__SHORT TASK__: Where a line of the material contains the string "matplotlib", copy that line.

__DATASET CONTENT__:
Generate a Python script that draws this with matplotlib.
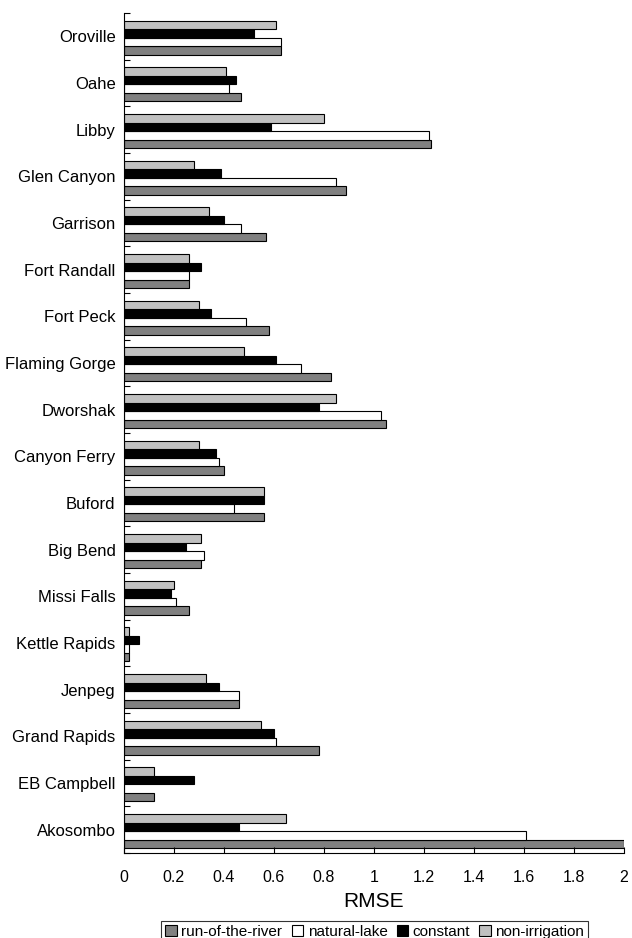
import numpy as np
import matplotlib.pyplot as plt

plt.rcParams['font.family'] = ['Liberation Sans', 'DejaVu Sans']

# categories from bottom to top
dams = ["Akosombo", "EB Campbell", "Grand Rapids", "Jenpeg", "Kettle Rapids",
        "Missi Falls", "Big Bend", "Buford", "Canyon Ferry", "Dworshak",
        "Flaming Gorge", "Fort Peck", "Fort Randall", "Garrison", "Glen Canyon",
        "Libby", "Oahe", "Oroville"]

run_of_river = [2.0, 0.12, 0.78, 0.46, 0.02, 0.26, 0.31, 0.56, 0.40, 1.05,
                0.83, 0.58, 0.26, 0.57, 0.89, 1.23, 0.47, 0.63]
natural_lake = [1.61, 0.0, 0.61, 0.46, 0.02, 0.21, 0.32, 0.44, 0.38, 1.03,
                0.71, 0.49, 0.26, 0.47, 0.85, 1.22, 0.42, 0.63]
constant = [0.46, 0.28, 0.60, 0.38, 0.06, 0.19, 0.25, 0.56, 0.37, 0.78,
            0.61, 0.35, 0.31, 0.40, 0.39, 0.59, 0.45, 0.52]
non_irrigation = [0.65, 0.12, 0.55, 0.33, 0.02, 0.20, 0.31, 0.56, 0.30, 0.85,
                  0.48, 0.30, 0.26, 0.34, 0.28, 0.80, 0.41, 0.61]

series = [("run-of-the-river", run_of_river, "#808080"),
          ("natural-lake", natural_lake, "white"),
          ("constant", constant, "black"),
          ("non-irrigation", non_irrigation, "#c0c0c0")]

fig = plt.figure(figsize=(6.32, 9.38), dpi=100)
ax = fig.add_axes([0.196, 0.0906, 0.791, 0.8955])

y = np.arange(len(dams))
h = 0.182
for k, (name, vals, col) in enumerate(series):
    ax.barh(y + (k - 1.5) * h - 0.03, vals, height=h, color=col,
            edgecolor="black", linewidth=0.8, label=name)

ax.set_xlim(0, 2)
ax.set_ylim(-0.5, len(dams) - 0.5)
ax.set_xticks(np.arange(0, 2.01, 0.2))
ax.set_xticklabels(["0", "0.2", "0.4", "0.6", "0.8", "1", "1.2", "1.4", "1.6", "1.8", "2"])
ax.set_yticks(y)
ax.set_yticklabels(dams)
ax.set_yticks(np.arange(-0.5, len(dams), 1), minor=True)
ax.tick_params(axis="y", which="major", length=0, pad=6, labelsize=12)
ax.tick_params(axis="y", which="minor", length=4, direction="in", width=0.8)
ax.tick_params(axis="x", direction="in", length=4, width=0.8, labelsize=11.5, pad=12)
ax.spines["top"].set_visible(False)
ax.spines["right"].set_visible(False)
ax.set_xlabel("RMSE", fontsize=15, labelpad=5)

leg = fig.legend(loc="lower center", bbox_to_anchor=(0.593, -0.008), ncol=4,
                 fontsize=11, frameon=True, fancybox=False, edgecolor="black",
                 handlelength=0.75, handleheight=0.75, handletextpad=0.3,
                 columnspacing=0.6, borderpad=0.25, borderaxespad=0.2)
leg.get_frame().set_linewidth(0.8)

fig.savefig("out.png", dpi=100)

__ANSWER FOR THE TASK__:
Generate a Python script that draws this with matplotlib.
import matplotlib.pyplot as plt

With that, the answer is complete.